Done with HRM paper which got me f***** Apparently it felt like the revision lecture went terribly wrong! Seriously both Hiddy and I tried our best to go thru past papers, read up on our notes and paid more attention on the so called tips.. I think i'm 18/20 certainly right for MCQs and the rest of my 80% are no-kidding-me crap!!! I wrote and scribbled nonsense literally. Checked on how my overall will be assessed this morning before breakfast. I was so bothered about how the paper was. It states 30% from my project assignment. 70% from the unfortunate paper. Hiddy suggested we go into the White Tigers' enclosure. If you guys do get updated news about the recent tragedy in the zoo,you'd know how suicidal Hiddy was. I was telling (grumbling non-stop rather) Phil that he'd throw us on the roads instead but make sure no traffic! hehe I want to have time and opportunity to get cold feet and get the hell outta traffic. Like the late cleaner, he didn't have the chance to live even when he fought his regret. I assumed he was suicidal based on the initial reports. Come on.. who in the right state of mind would go near the tigers who can jump 10m?? i was at the zoo late last month and i remember making fun of the distance the tigers are capable to jump, in comparison with my miserable long jump results. Nevertheless, my condolences to his family who got to see the video clip on the horrid last moments, which supposedly would be a closure for them.

November 9, 2008

love
































For the past month, despite the madness of getting my projects done, i really had fun! Thanks to the lovely company which I'm privileged to have. They include the lovely animals, zombies, bats, witch, pumpkins in the night safari, more animals in the zoo, art exhibits in the museum, my two lovely members for the website project, of cos my beloved family members who put up with my cranky mood swings and not forgetting, my man who gets the ultimate nonsense from me when anything else upset me. oh yes.. I received a lovely present from bf for our anniversary. One more week to exams. I'm having a lot of fun learning and practicing my Accounts which is also enjoyable now that i understood the topics and clarified almost every doubts with a really helpful classmate who coached me after lecture last night. I'm gonna do my best and look forward to lots of fun after the papers. Don't we all love holidays?? I'm working towards a new career goal and my student has already left the company. Nevertheless, I'm still feeling very blessed and i do have a feeling that everything will turn out well! Till my next update, keep stress bugs away and may joy be with us always!

their send off

up at 5.30am this morning to get ready to head to Uncle's place early. He and his wife are leaving us to perform Haj. It had been an emotional Sunday. For Mama, especially. Uncle has been seeking forgiveness from her. He has always been my joker uncle who never fails to crack us up with jokes, lame ones included. Yesterday while in school, they had a gathering at his place. I was told he shared the truth about how much Mama sacrificed for family and his regret. This morning he spoke to his beloved nieces and nephews again, reminding us to perform our prayers, be filial to parents and how bad he was before which he is very thankful that Allah has given him a chance to repent and God's willing, he'd be back again to talk to us. Everyone were in tears. We took a few pictures. I shall upload one.

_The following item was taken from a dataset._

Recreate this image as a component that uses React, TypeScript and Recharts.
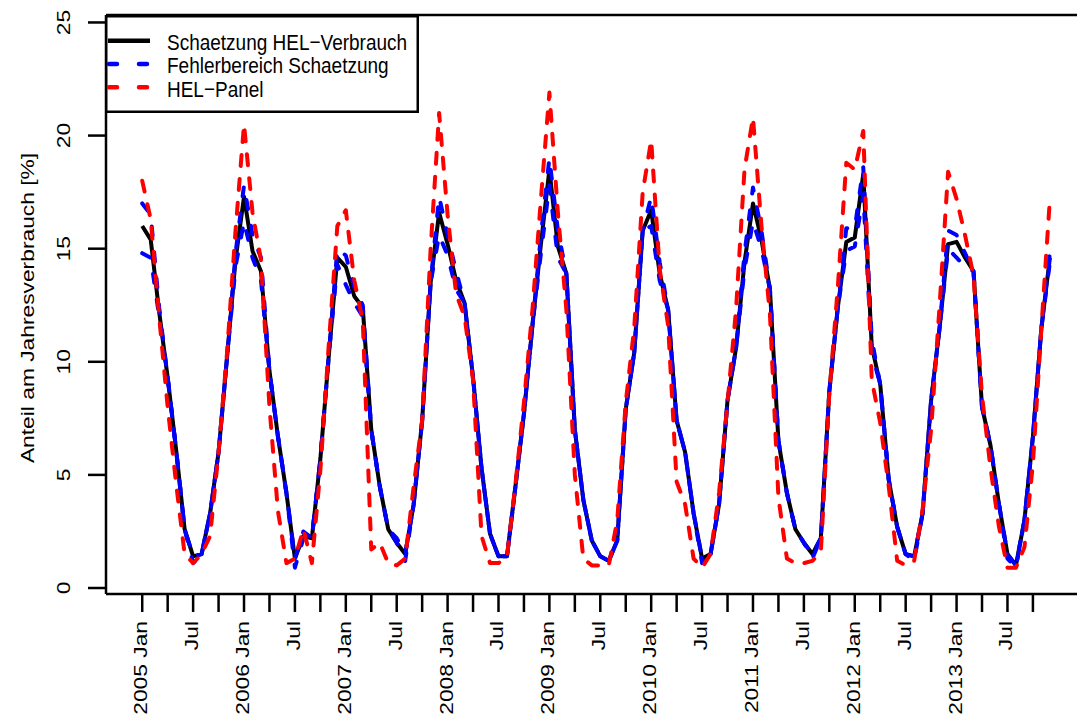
import React from "react";
import { LineChart, Line, XAxis, YAxis, ReferenceLine, Legend } from "recharts";

// Monthly shares of the annual consumption, Jan 2005 .. Dec 2013
const estimate = [
  16.0, 15.4, 12.2, 9.3, 6.1, 2.6, 1.4, 1.5, 3.3, 6.0, 10.2, 14.5,
  17.3, 14.9, 14.0, 9.6, 6.7, 4.2, 1.3, 2.3, 2.2, 5.7, 10.3, 14.6,
  14.2, 12.9, 12.4, 7.0, 4.5, 2.6, 2.0, 1.5, 3.7, 7.4, 13.5, 16.6,
  15.2, 13.6, 12.6, 9.3, 5.3, 2.4, 1.4, 1.4, 4.5, 7.7, 11.6, 15.2,
  18.5, 15.1, 13.9, 7.0, 3.9, 2.1, 1.4, 1.2, 2.1, 7.9, 10.4, 15.8,
  16.7, 13.9, 12.3, 7.4, 6.0, 3.3, 1.3, 1.5, 3.7, 8.3, 10.6, 14.4,
  17.0, 15.4, 13.2, 6.5, 4.2, 2.6, 2.0, 1.5, 2.2, 8.7, 12.4, 15.3,
  15.5, 18.3, 10.7, 9.0, 4.8, 2.7, 1.5, 1.4, 3.3, 8.3, 11.5, 15.2,
  15.3, 14.6, 14.0, 8.0, 6.3, 3.7, 1.5, 1.0, 3.0, 6.7, 11.5, 14.6,
];

const upperBound = [
  17.0, 16.5, 12.4, 9.3, 6.1, 2.6, 1.4, 1.5, 3.3, 6.0, 10.2, 14.8,
  17.8, 15.6, 14.6, 9.6, 6.7, 4.2, 1.3, 2.5, 2.2, 5.7, 10.3, 15.0,
  14.7, 13.3, 12.5, 7.0, 4.5, 2.6, 2.2, 1.5, 3.7, 7.4, 13.5, 17.3,
  15.6, 14.0, 12.6, 9.3, 5.3, 2.4, 1.4, 1.4, 4.5, 7.7, 11.6, 15.6,
  19.0, 15.8, 13.9, 7.0, 3.9, 2.1, 1.4, 1.2, 2.1, 7.9, 10.4, 15.8,
  17.3, 14.4, 12.3, 7.4, 6.0, 3.3, 1.3, 1.5, 3.7, 8.3, 10.6, 14.8,
  17.7, 15.8, 13.2, 6.5, 4.2, 2.6, 2.0, 1.5, 2.2, 8.7, 12.4, 15.9,
  15.9, 18.6, 11.0, 9.0, 4.8, 2.7, 1.5, 1.4, 3.3, 8.3, 11.5, 15.8,
  15.6, 14.8, 14.0, 8.0, 6.3, 3.7, 1.5, 1.0, 3.0, 6.7, 11.5, 14.8,
];

const lowerBound = [
  14.8, 14.6, 12.0, 9.3, 6.1, 2.6, 1.1, 1.5, 3.3, 6.0, 10.2, 14.2,
  16.2, 14.6, 13.6, 9.6, 6.7, 4.2, 0.9, 2.2, 2.2, 5.7, 10.3, 14.3,
  13.4, 12.6, 12.0, 7.0, 4.5, 2.6, 2.0, 1.2, 3.7, 7.4, 13.5, 15.6,
  14.7, 13.2, 12.6, 9.3, 5.3, 2.4, 1.4, 1.4, 4.5, 7.7, 11.6, 14.8,
  17.8, 14.6, 13.9, 7.0, 3.9, 2.1, 1.4, 1.2, 2.1, 7.9, 10.4, 15.8,
  16.0, 13.6, 12.3, 7.4, 6.0, 3.3, 1.1, 1.5, 3.7, 8.3, 10.6, 14.1,
  16.2, 15.0, 13.2, 6.5, 4.2, 2.6, 2.0, 1.3, 2.2, 8.7, 12.4, 14.9,
  15.1, 17.4, 10.4, 9.0, 4.8, 2.7, 1.5, 1.2, 3.3, 8.3, 11.5, 15.0,
  14.6, 14.2, 14.0, 8.0, 6.3, 3.7, 1.3, 0.9, 3.0, 6.7, 11.5, 14.4,
];

const panel = [
  18.0, 16.3, 12.0, 8.0, 4.6, 1.5, 1.1, 1.5, 2.3, 6.0, 10.4, 15.8,
  20.5, 16.6, 14.5, 8.0, 3.4, 1.1, 1.3, 2.6, 1.1, 5.2, 10.8, 16.0,
  16.7, 13.6, 11.8, 1.7, 2.0, 1.1, 1.0, 1.3, 4.5, 7.4, 15.0, 21.0,
  16.5, 13.0, 12.0, 9.2, 2.3, 1.1, 1.1, 1.4, 4.6, 8.2, 12.3, 17.2,
  21.9, 16.6, 12.3, 5.0, 1.3, 1.0, 1.0, 1.0, 3.0, 8.2, 11.5, 17.5,
  19.8, 14.1, 11.6, 4.7, 3.7, 1.3, 0.9, 1.5, 4.2, 8.2, 12.3, 18.5,
  20.8, 16.0, 12.1, 4.0, 1.3, 1.1, 1.1, 1.2, 1.6, 8.6, 13.3, 18.8,
  18.5, 20.2, 9.2, 7.3, 4.5, 1.2, 1.0, 1.2, 3.5, 7.0, 12.5, 18.4,
  17.2, 15.6, 13.8, 8.5, 5.3, 2.7, 0.9, 0.9, 1.8, 5.5, 11.5, 17.2,
];

// quarterly ticks (month index since Jan 2005)
const xTicks = [
  0, 3, 6, 9, 12, 15, 18, 21, 24, 27, 30, 33, 36, 39, 42, 45, 48, 51,
  54, 57, 60, 63, 66, 69, 72, 75, 78, 81, 84, 87, 90, 93, 96, 99, 102, 105,
];
const xTickLabels = [
  "2005 Jan", "", "Jul", "", "2006 Jan", "", "Jul", "", "2007 Jan", "", "Jul", "",
  "2008 Jan", "", "Jul", "", "2009 Jan", "", "Jul", "", "2010 Jan", "", "Jul", "",
  "2011 Jan", "", "Jul", "", "2012 Jan", "", "Jul", "", "2013 Jan", "", "Jul", "",
];
const yTicks = [0, 5, 10, 15, 20, 25];

const X_MIN = -4.27;
const X_MAX = 111.14;
const Y_MIN = -0.265;
const Y_MAX = 25.33;

const FONT = "'Liberation Sans', Arial, Helvetica, sans-serif";
const FS = 19;
const STRETCH = 1.2;

const data = estimate.map((v, i) => ({
  t: i,
  est: v,
  up: upperBound[i],
  lo: lowerBound[i],
  panel: panel[i],
}));

function XTick(props: any) {
  const { x, payload } = props;
  const idx = xTicks.indexOf(payload.value);
  const label = idx >= 0 ? xTickLabels[idx] : "";
  if (!label) return null;
  return (
    <text
      transform={`translate(${x + 5},621) scale(1,${STRETCH}) rotate(-90)`}
      textAnchor="end"
      fontSize={FS}
      fontFamily={FONT}
      fill="#000"
    >
      {label}
    </text>
  );
}

function YTick(props: any) {
  const { y, payload } = props;
  return (
    <text
      transform={`translate(70,${y}) scale(1,${STRETCH}) rotate(-90)`}
      textAnchor="middle"
      fontSize={FS}
      fontFamily={FONT}
      fill="#000"
    >
      {payload.value}
    </text>
  );
}

function YLabel() {
  return (
    <text
      transform={`translate(34,308) scale(1,${STRETCH}) rotate(-90)`}
      textAnchor="middle"
      fontSize={FS}
      fontFamily={FONT}
      fill="#000"
    >
      Anteil am Jahresverbrauch [%]
    </text>
  );
}

const legendRows = [
  { label: "Schaetzung HEL−Verbrauch", color: "#000000", dashed: false },
  { label: "Fehlerbereich Schaetzung", color: "#0000ff", dashed: true },
  { label: "HEL−Panel", color: "#ff0000", dashed: true },
];

function LegendBox() {
  return (
    <svg width={314} height={98} style={{ display: "block" }}>
      <rect x={1.25} y={1.25} width={311.5} height={95.5} fill="#fff" stroke="#000" strokeWidth={2.5} />
      {legendRows.map((r, i) => {
        const ly = 25.7 + i * 23.3;
        const ty = 35 + i * 23.3;
        return (
          <g key={r.label}>
            <line
              x1={r.dashed ? 4 : 3}
              x2={r.dashed ? 46 : 45}
              y1={ly}
              y2={ly}
              stroke={r.color}
              strokeWidth={4.5}
              strokeDasharray={r.dashed ? "8 22" : undefined}
              strokeLinecap={r.dashed ? "round" : "butt"}
            />
            <text
              transform={`translate(62,${ty}) scale(1,${STRETCH})`}
              fontSize={FS}
              fontFamily={FONT}
              fill="#000"
            >
              {r.label}
            </text>
          </g>
        );
      })}
    </svg>
  );
}

export default function App() {
  return (
    <div
      style={{
        position: "absolute",
        left: 0,
        top: 0,
        width: 1077,
        height: 722,
        overflow: "hidden",
        background: "#fff",
      }}
    >
      <LineChart
        width={1090}
        height={722}
        data={data}
        margin={{ top: 15, right: 5, bottom: 0, left: 46 }}
        style={{ fontFamily: FONT }}
      >
        <XAxis
          dataKey="t"
          type="number"
          domain={[X_MIN, X_MAX]}
          ticks={xTicks}
          interval={0}
          allowDataOverflow
          height={128}
          tickSize={18}
          axisLine={{ stroke: "#000", strokeWidth: 2.5 }}
          tickLine={{ stroke: "#000", strokeWidth: 2.5 }}
          tick={<XTick />}
        />
        <YAxis
          type="number"
          domain={[Y_MIN, Y_MAX]}
          ticks={yTicks}
          interval={0}
          allowDataOverflow
          width={60}
          tickSize={18}
          axisLine={{ stroke: "#000", strokeWidth: 2.5 }}
          tickLine={{ stroke: "#000", strokeWidth: 2.5 }}
          tick={<YTick />}
          label={<YLabel />}
        />
        <ReferenceLine y={Y_MAX} stroke="#000" strokeWidth={2.5} />
        <Line
          dataKey="est"
          type="linear"
          stroke="#000000"
          strokeWidth={4}
          strokeLinejoin="round"
          dot={false}
          activeDot={false}
          isAnimationActive={false}
        />
        <Line
          dataKey="up"
          type="linear"
          stroke="#0000ff"
          strokeWidth={4}
          strokeDasharray="9 17"
          strokeLinecap="round"
          strokeLinejoin="round"
          dot={false}
          activeDot={false}
          isAnimationActive={false}
        />
        <Line
          dataKey="lo"
          type="linear"
          stroke="#0000ff"
          strokeWidth={4}
          strokeDasharray="9 17"
          strokeLinecap="round"
          strokeLinejoin="round"
          dot={false}
          activeDot={false}
          isAnimationActive={false}
        />
        <Line
          dataKey="panel"
          type="linear"
          stroke="#ff0000"
          strokeWidth={4}
          strokeDasharray="11 13"
          strokeLinecap="round"
          strokeLinejoin="round"
          dot={false}
          activeDot={false}
          isAnimationActive={false}
        />
        <Legend
          layout="vertical"
          align="center"
          verticalAlign="middle"
          wrapperStyle={{ left: 105, top: 15, width: 314, height: 98 }}
          content={() => <LegendBox />}
        />
      </LineChart>
    </div>
  );
}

The airport was pretty crowded. Since this is the first batch, there were reporters and photographers. At this very moment, my two proud sisters are freaking happy THEY ARE ON TV! hahaha ok la me included was there...... in my tudung,so chances are hardly anyone'd know it's me lol so hell.. My eyes were puffy. Lucky it's just a quick snapshot in the news. Saw a clear one on my Uncle. I miss him already. Though we seldom meet, he is after all Mama's only brother. Insyallah Mak Esah and Bapak Enal dapat menunaikan ibadah Haji mereka dengan sempurna. Amin.